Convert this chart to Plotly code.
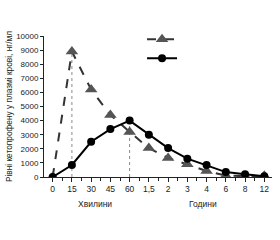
import plotly.graph_objects as go

tick_labels = ["0", "15", "30", "45", "60", "1,5", "2", "3", "4", "6", "8", "12"]
x_idx = list(range(len(tick_labels)))
triangle_vals = [0, 8900, 6200, 4400, 3200, 2050, 1350, 900, 430, 100, 60, 80]
circle_vals = [0, 850, 2500, 3400, 4000, 3000, 2050, 1300, 850, 350, 200, 50]
y_ticks = list(range(0, 10001, 1000))
y_title = "Рівні кетопрофену у плазмі крові, нг/мл"
x_group_labels = ["Хвилини", "Години"]

font = "Liberation Sans, Arial, sans-serif"
fig = go.Figure()

# dotted guides at peaks
fig.add_trace(go.Scatter(x=[x_idx[1], x_idx[1]], y=[0, triangle_vals[1]], mode="lines",
                         line=dict(color="#8a8a8a", width=1, dash="dot"),
                         showlegend=False, hoverinfo="skip"))
fig.add_trace(go.Scatter(x=[x_idx[4], x_idx[4]], y=[0, circle_vals[4]], mode="lines",
                         line=dict(color="#8a8a8a", width=1, dash="dot"),
                         showlegend=False, hoverinfo="skip"))

fig.add_trace(go.Scatter(x=x_idx, y=triangle_vals, mode="lines+markers", name=" ",
                         line=dict(color="#333333", width=2, dash="dash"),
                         marker=dict(symbol="triangle-up", size=11, color="#555555")))
fig.add_trace(go.Scatter(x=x_idx, y=circle_vals, mode="lines+markers", name=" ",
                         line=dict(color="#000000", width=2),
                         marker=dict(symbol="circle", size=8, color="#000000")))

fig.update_layout(
    width=280, height=240,
    margin=dict(l=44, r=8, t=36, b=63),
    paper_bgcolor="white", plot_bgcolor="white",
    font=dict(family=font, size=8, color="#222222"),
    showlegend=True,
    legend=dict(x=0.43, y=1.08, xanchor="left", yanchor="top",
                bgcolor="rgba(0,0,0,0)", tracegroupgap=0, itemwidth=30,
                font=dict(size=4)),
    xaxis=dict(range=[-0.45, 11.4], tickvals=x_idx, ticktext=tick_labels,
               showgrid=False, zeroline=False, showline=True, linecolor="#222",
               linewidth=1, ticks="outside", ticklen=4, tickcolor="#222",
               tickfont=dict(size=8.5),
               minor=dict(tickvals=[i + 0.5 for i in x_idx[:-1]], ticks="outside",
                          ticklen=3, tickcolor="#222")),
    yaxis=dict(range=[0, 10000], tickvals=y_ticks, ticktext=[str(v) for v in y_ticks],
               showgrid=False, zeroline=False, showline=True, linecolor="#222",
               linewidth=1, ticks="outside", ticklen=3, tickcolor="#222",
               tickfont=dict(size=8),
               title=dict(text=y_title, font=dict(size=8.3), standoff=2)),
)

for xpos, label in zip([2.2, 7.8], x_group_labels):
    fig.add_annotation(x=xpos, y=-0.14, xref="x", yref="paper", text=label,
                       showarrow=False, font=dict(size=8.5), yanchor="top")

fig.write_html("out.html")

### [Exercise objective]
Copy nothing but the lines from the top of the material through the line holding "fig = go.Figure()", exactly as written; omit pictures.

### [Task output]
Convert this chart to Plotly code.
import plotly.graph_objects as go

tick_labels = ["0", "15", "30", "45", "60", "1,5", "2", "3", "4", "6", "8", "12"]
x_idx = list(range(len(tick_labels)))
triangle_vals = [0, 8900, 6200, 4400, 3200, 2050, 1350, 900, 430, 100, 60, 80]
circle_vals = [0, 850, 2500, 3400, 4000, 3000, 2050, 1300, 850, 350, 200, 50]
y_ticks = list(range(0, 10001, 1000))
y_title = "Рівні кетопрофену у плазмі крові, нг/мл"
x_group_labels = ["Хвилини", "Години"]

font = "Liberation Sans, Arial, sans-serif"
fig = go.Figure()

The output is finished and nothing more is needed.